WHAT YOU ARE ASKED TO DO –
Exactly reproduce all the records, keeping pictures out of the copy.

SUPPLIED DATA –
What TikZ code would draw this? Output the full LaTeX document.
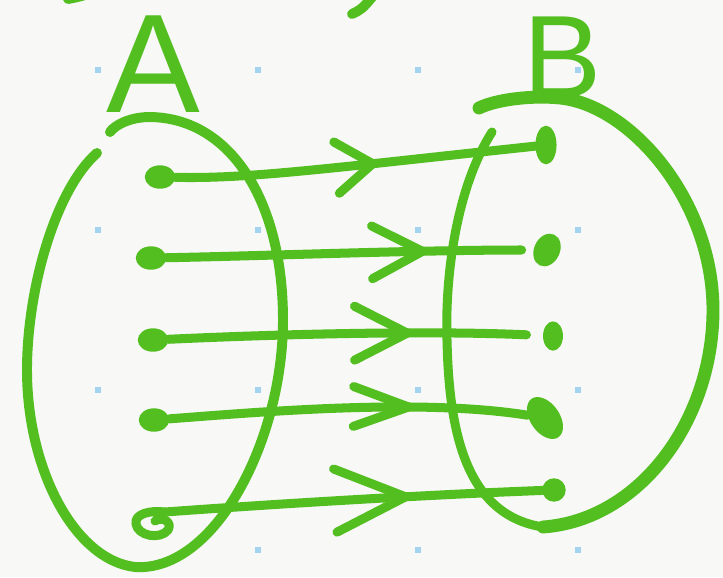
\documentclass[tikz,border=0pt]{standalone}
\usepackage{fontspec}
\setsansfont{Liberation Sans}
\usetikzlibrary{arrows.meta,decorations.markings,shapes.geometric}
\definecolor{pengreen}{RGB}{83,190,31}
\definecolor{gridblue}{RGB}{163,211,240}
\definecolor{paper}{RGB}{248,248,247}
\tikzset{
  pen/.style={draw=pengreen, line width=8.5pt, line cap=round, line join=round},
  dotA/.style={ellipse, fill=pengreen, inner sep=0pt, minimum width=26pt, minimum height=20pt},
  dotB/.style={ellipse, fill=pengreen, inner sep=0pt},
  setlabel/.style={text=pengreen, anchor=base, inner sep=0pt},
  mapto/.style n args={4}{pen, line width=7.7pt, shorten >=#4, postaction={decorate},
    decoration={markings, mark=at position #1 with {\arrow{Straight Barb[length=#2, width=#3, round]}}}},
}
\begin{document}
\begin{tikzpicture}[x=0.03cm, y=-0.03cm]
  \fill[paper] (0,0) rectangle (723,577);
  \useasboundingbox (0,0) rectangle (723,577);
  \foreach \gx in {98,258,418,578}
    \foreach \gy in {70,230,390,550}
      \fill[gridblue] (\gx-3,\gy-3) rectangle (\gx+3,\gy+3);

  % scraps cut off at the top edge
  \draw[pen] (68,-1) .. controls (78,-3) .. (92,-7);
  \draw[pen] (352,14) .. controls (362,9) .. (373,-4);

  % set names
  \node[setlabel, font=\sffamily\fontsize{120}{120}\selectfont] (labA) at (153,112) {A};
  \node[setlabel, font=\sffamily\fontsize{100}{100}\selectfont] (labB) at (563,97) {B};

  % set A
  \draw[pen] (97,153) .. controls (55,190) and (27,290) .. (27,370)
    .. controls (27,470) and (75,560) .. (135,567)
    .. controls (215,572) and (283,440) .. (283,320)
    .. controls (283,200) and (230,118) .. (150,117)
    .. controls (130,117) and (115,125) .. (110,132);
  % set B
  \draw[pen, line width=7.7pt] (492,132) .. controls (455,190) and (445,280) .. (447,340)
    .. controls (449,430) and (465,515) .. (543,527);
  \draw[pen, line width=11pt] (543,527) .. controls (640,520) and (713,420) .. (713,310)
    .. controls (713,200) and (630,105) .. (560,98)
    .. controls (530,95) and (495,100) .. (479,108);

  % elements of A
  \node[dotA] (a1) at (160,177) {};
  \node[dotA] (a2) at (151,258) {};
  \node[dotA] (a3) at (153,340) {};
  \node[dotA] (a4) at (154,420) {};
  \coordinate (a5) at (165,512);

  % elements of B
  \node[dotB, minimum width=18pt, minimum height=33pt] (b1) at (546,145) {};
  \node[dotB, minimum width=22pt, minimum height=29pt, rotate=-25] (b2) at (547,250) {};
  \node[dotB, minimum width=17pt, minimum height=25pt] (b3) at (553,336) {};
  \node[dotB, minimum width=25pt, minimum height=40pt, rotate=35] (b4) at (545,418) {};
  \node[dotB, minimum size=20pt] (b5) at (554,490) {};

  % the map
  \draw[mapto={0.56}{31pt}{44pt}{0pt}] (a1) .. controls (250,179) and (330,168) .. (b1);
  \draw[mapto={0.71}{43pt}{45pt}{10pt}] (a2) .. controls (260,256) and (420,250) .. (b2);
  \draw[mapto={0.65}{45pt}{46pt}{14pt}] (a3) .. controls (260,335) and (420,330) .. (b3);
  \draw[mapto={0.68}{47pt}{34pt}{0pt}] (a4) .. controls (260,412) and (420,398) .. (b4);
  \draw[mapto={0.65}{60pt}{54pt}{0pt}] (a5) .. controls (260,505) and (420,495) .. (b5);
  \draw[pen, line width=7.7pt] (a5) .. controls (150,510) and (134,514) .. (136,524)
    .. controls (138,536) and (160,540) .. (168,530)
    .. controls (173,522) and (162,516) .. (155,521);
\end{tikzpicture}
\end{document}
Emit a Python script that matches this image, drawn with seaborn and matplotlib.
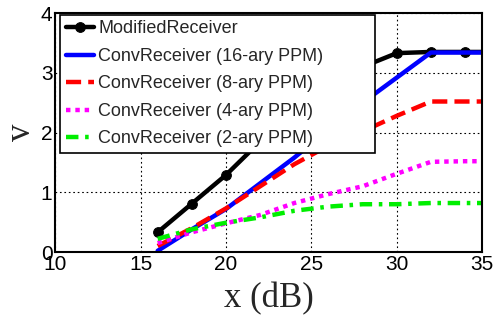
import matplotlib
matplotlib.use("Agg")
import matplotlib.pyplot as plt
import seaborn as sns

# x positions (dB); the last point sits just past the axis limit so lines run to the edge
x_db = [16, 18, 20, 22, 24, 26, 28, 30, 32, 34, 36]

modified = [0.33, 0.81, 1.29, 1.85, 2.35, 2.8, 3.1, 3.33, 3.35, 3.35, 3.35]
conv_16 = [0.02, 0.38, 0.72, 1.15, 1.58, 2.05, 2.5, 2.92, 3.34, 3.34, 3.34]
conv_8 = [0.1, 0.4, 0.73, 1.1, 1.47, 1.78, 2.02, 2.28, 2.52, 2.52, 2.52]
conv_4 = [0.15, 0.33, 0.48, 0.62, 0.82, 0.97, 1.1, 1.31, 1.51, 1.52, 1.52]
conv_2 = [0.22, 0.38, 0.49, 0.58, 0.69, 0.76, 0.8, 0.8, 0.82, 0.82, 0.82]

labels = ["ModifiedReceiver", "ConvReceiver (16-ary PPM)", "ConvReceiver (8-ary PPM)",
          "ConvReceiver (4-ary PPM)", "ConvReceiver (2-ary PPM)"]

sns.set_style("white")
plt.rcParams['font.family'] = ['Liberation Sans', 'DejaVu Sans']

fig = plt.figure(figsize=(4.93, 3.2), dpi=100)
ax = fig.add_axes([0.112, 0.2125, 0.866, 0.7465])

lw = 3.2
sns.lineplot(x=x_db, y=modified, ax=ax, color="black", lw=lw, marker="o",
             markersize=7, markeredgecolor="black", label=labels[0])
sns.lineplot(x=x_db, y=conv_16, ax=ax, color="#0000ff", lw=lw, label=labels[1])
sns.lineplot(x=x_db, y=conv_8, ax=ax, color="#ff0000", lw=lw, label=labels[2])
sns.lineplot(x=x_db, y=conv_4, ax=ax, color="#ff00ff", lw=lw, label=labels[3])
sns.lineplot(x=x_db, y=conv_2, ax=ax, color="#00ee00", lw=lw, label=labels[4])

lines = ax.get_lines()
lines[2].set_dashes((3.4, 1.6))
lines[3].set_dashes((1.0, 1.1))
lines[4].set_dashes((2.8, 1.5, 0.8, 1.5))

ax.set_xlim(10, 35)
ax.set_ylim(0, 4)
ax.set_xticks([10, 15, 20, 25, 30, 35])
ax.set_yticks([0, 1, 2, 3, 4])
ax.tick_params(direction="in", length=4, width=1, labelsize=15, colors="black", pad=2)
ax.grid(True, color="black", linestyle=(0, (1.5, 2.5)), linewidth=0.8)
for s in ax.spines.values():
    s.set_color("black")
    s.set_linewidth(1.5)

ax.set_xlabel("x (dB)", family="Liberation Serif", fontsize=25, labelpad=6)
ax.set_ylabel("v", family="Liberation Serif", fontsize=25, labelpad=2)

# legend box stretched to the width seen in the reference
leg = ax.legend(loc="upper left", bbox_to_anchor=(0.012, 0.4, 0.737, 0.592),
                mode="expand", fontsize=13,
                frameon=True, fancybox=False, edgecolor="black", framealpha=1,
                handlelength=1.55, handletextpad=0.25, labelspacing=0.58,
                borderpad=0.3, borderaxespad=0.0)
leg.get_frame().set_linewidth(1.2)

fig.savefig("out.png", dpi=100)
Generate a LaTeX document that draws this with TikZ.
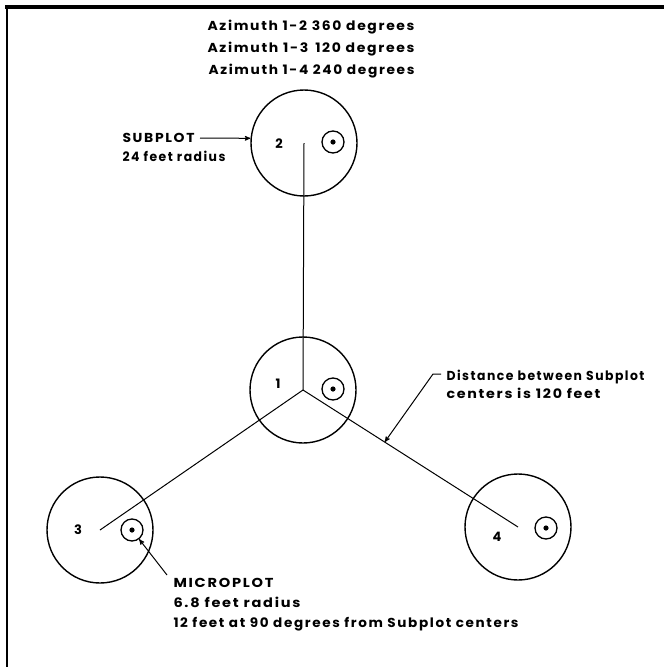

ANSWER TO THIS PROBLEM –
What TikZ code would draw this? Output the full LaTeX document.
\documentclass[tikz,border=0pt]{standalone}
\usepackage{fontspec}
\setsansfont{Liberation Sans}
\usetikzlibrary{arrows.meta,decorations.markings,shapes.geometric}
\definecolor{pengreen}{RGB}{83,190,31}
\definecolor{gridblue}{RGB}{163,211,240}
\definecolor{paper}{RGB}{248,248,247}
\tikzset{
  pen/.style={draw=pengreen, line width=8.5pt, line cap=round, line join=round},
  dotA/.style={ellipse, fill=pengreen, inner sep=0pt, minimum width=26pt, minimum height=20pt},
  dotB/.style={ellipse, fill=pengreen, inner sep=0pt},
  setlabel/.style={text=pengreen, anchor=base, inner sep=0pt},
  mapto/.style n args={4}{pen, line width=7.7pt, shorten >=#4, postaction={decorate},
    decoration={markings, mark=at position #1 with {\arrow{Straight Barb[length=#2, width=#3, round]}}}},
}
\begin{document}
\begin{tikzpicture}[x=0.03cm, y=-0.03cm]
  \fill[paper] (0,0) rectangle (723,577);
  \useasboundingbox (0,0) rectangle (723,577);
  \foreach \gx in {98,258,418,578}
    \foreach \gy in {70,230,390,550}
      \fill[gridblue] (\gx-3,\gy-3) rectangle (\gx+3,\gy+3);

  % scraps cut off at the top edge
  \draw[pen] (68,-1) .. controls (78,-3) .. (92,-7);
  \draw[pen] (352,14) .. controls (362,9) .. (373,-4);

  % set names
  \node[setlabel, font=\sffamily\fontsize{120}{120}\selectfont] (labA) at (153,112) {A};
  \node[setlabel, font=\sffamily\fontsize{100}{100}\selectfont] (labB) at (563,97) {B};

  % set A
  \draw[pen] (97,153) .. controls (55,190) and (27,290) .. (27,370)
    .. controls (27,470) and (75,560) .. (135,567)
    .. controls (215,572) and (283,440) .. (283,320)
    .. controls (283,200) and (230,118) .. (150,117)
    .. controls (130,117) and (115,125) .. (110,132);
  % set B
  \draw[pen, line width=7.7pt] (492,132) .. controls (455,190) and (445,280) .. (447,340)
    .. controls (449,430) and (465,515) .. (543,527);
  \draw[pen, line width=11pt] (543,527) .. controls (640,520) and (713,420) .. (713,310)
    .. controls (713,200) and (630,105) .. (560,98)
    .. controls (530,95) and (495,100) .. (479,108);

  % elements of A
  \node[dotA] (a1) at (160,177) {};
  \node[dotA] (a2) at (151,258) {};
  \node[dotA] (a3) at (153,340) {};
  \node[dotA] (a4) at (154,420) {};
  \coordinate (a5) at (165,512);

  % elements of B
  \node[dotB, minimum width=18pt, minimum height=33pt] (b1) at (546,145) {};
  \node[dotB, minimum width=22pt, minimum height=29pt, rotate=-25] (b2) at (547,250) {};
  \node[dotB, minimum width=17pt, minimum height=25pt] (b3) at (553,336) {};
  \node[dotB, minimum width=25pt, minimum height=40pt, rotate=35] (b4) at (545,418) {};
  \node[dotB, minimum size=20pt] (b5) at (554,490) {};

  % the map
  \draw[mapto={0.56}{31pt}{44pt}{0pt}] (a1) .. controls (250,179) and (330,168) .. (b1);
  \draw[mapto={0.71}{43pt}{45pt}{10pt}] (a2) .. controls (260,256) and (420,250) .. (b2);
  \draw[mapto={0.65}{45pt}{46pt}{14pt}] (a3) .. controls (260,335) and (420,330) .. (b3);
  \draw[mapto={0.68}{47pt}{34pt}{0pt}] (a4) .. controls (260,412) and (420,398) .. (b4);
  \draw[mapto={0.65}{60pt}{54pt}{0pt}] (a5) .. controls (260,505) and (420,495) .. (b5);
  \draw[pen, line width=7.7pt] (a5) .. controls (150,510) and (134,514) .. (136,524)
    .. controls (138,536) and (160,540) .. (168,530)
    .. controls (173,522) and (162,516) .. (155,521);
\end{tikzpicture}
\end{document}
Emit a Python script that matches this image, drawn with seaborn and matplotlib.
import matplotlib
matplotlib.use("Agg")
import matplotlib.pyplot as plt
import seaborn as sns

# x positions (dB); the last point sits just past the axis limit so lines run to the edge
x_db = [16, 18, 20, 22, 24, 26, 28, 30, 32, 34, 36]

modified = [0.33, 0.81, 1.29, 1.85, 2.35, 2.8, 3.1, 3.33, 3.35, 3.35, 3.35]
conv_16 = [0.02, 0.38, 0.72, 1.15, 1.58, 2.05, 2.5, 2.92, 3.34, 3.34, 3.34]
conv_8 = [0.1, 0.4, 0.73, 1.1, 1.47, 1.78, 2.02, 2.28, 2.52, 2.52, 2.52]
conv_4 = [0.15, 0.33, 0.48, 0.62, 0.82, 0.97, 1.1, 1.31, 1.51, 1.52, 1.52]
conv_2 = [0.22, 0.38, 0.49, 0.58, 0.69, 0.76, 0.8, 0.8, 0.82, 0.82, 0.82]

labels = ["ModifiedReceiver", "ConvReceiver (16-ary PPM)", "ConvReceiver (8-ary PPM)",
          "ConvReceiver (4-ary PPM)", "ConvReceiver (2-ary PPM)"]

sns.set_style("white")
plt.rcParams['font.family'] = ['Liberation Sans', 'DejaVu Sans']

fig = plt.figure(figsize=(4.93, 3.2), dpi=100)
ax = fig.add_axes([0.112, 0.2125, 0.866, 0.7465])

lw = 3.2
sns.lineplot(x=x_db, y=modified, ax=ax, color="black", lw=lw, marker="o",
             markersize=7, markeredgecolor="black", label=labels[0])
sns.lineplot(x=x_db, y=conv_16, ax=ax, color="#0000ff", lw=lw, label=labels[1])
sns.lineplot(x=x_db, y=conv_8, ax=ax, color="#ff0000", lw=lw, label=labels[2])
sns.lineplot(x=x_db, y=conv_4, ax=ax, color="#ff00ff", lw=lw, label=labels[3])
sns.lineplot(x=x_db, y=conv_2, ax=ax, color="#00ee00", lw=lw, label=labels[4])

lines = ax.get_lines()
lines[2].set_dashes((3.4, 1.6))
lines[3].set_dashes((1.0, 1.1))
lines[4].set_dashes((2.8, 1.5, 0.8, 1.5))

ax.set_xlim(10, 35)
ax.set_ylim(0, 4)
ax.set_xticks([10, 15, 20, 25, 30, 35])
ax.set_yticks([0, 1, 2, 3, 4])
ax.tick_params(direction="in", length=4, width=1, labelsize=15, colors="black", pad=2)
ax.grid(True, color="black", linestyle=(0, (1.5, 2.5)), linewidth=0.8)
for s in ax.spines.values():
    s.set_color("black")
    s.set_linewidth(1.5)

ax.set_xlabel("x (dB)", family="Liberation Serif", fontsize=25, labelpad=6)
ax.set_ylabel("v", family="Liberation Serif", fontsize=25, labelpad=2)

# legend box stretched to the width seen in the reference
leg = ax.legend(loc="upper left", bbox_to_anchor=(0.012, 0.4, 0.737, 0.592),
                mode="expand", fontsize=13,
                frameon=True, fancybox=False, edgecolor="black", framealpha=1,
                handlelength=1.55, handletextpad=0.25, labelspacing=0.58,
                borderpad=0.3, borderaxespad=0.0)
leg.get_frame().set_linewidth(1.2)

fig.savefig("out.png", dpi=100)
Generate a LaTeX document that draws this with TikZ.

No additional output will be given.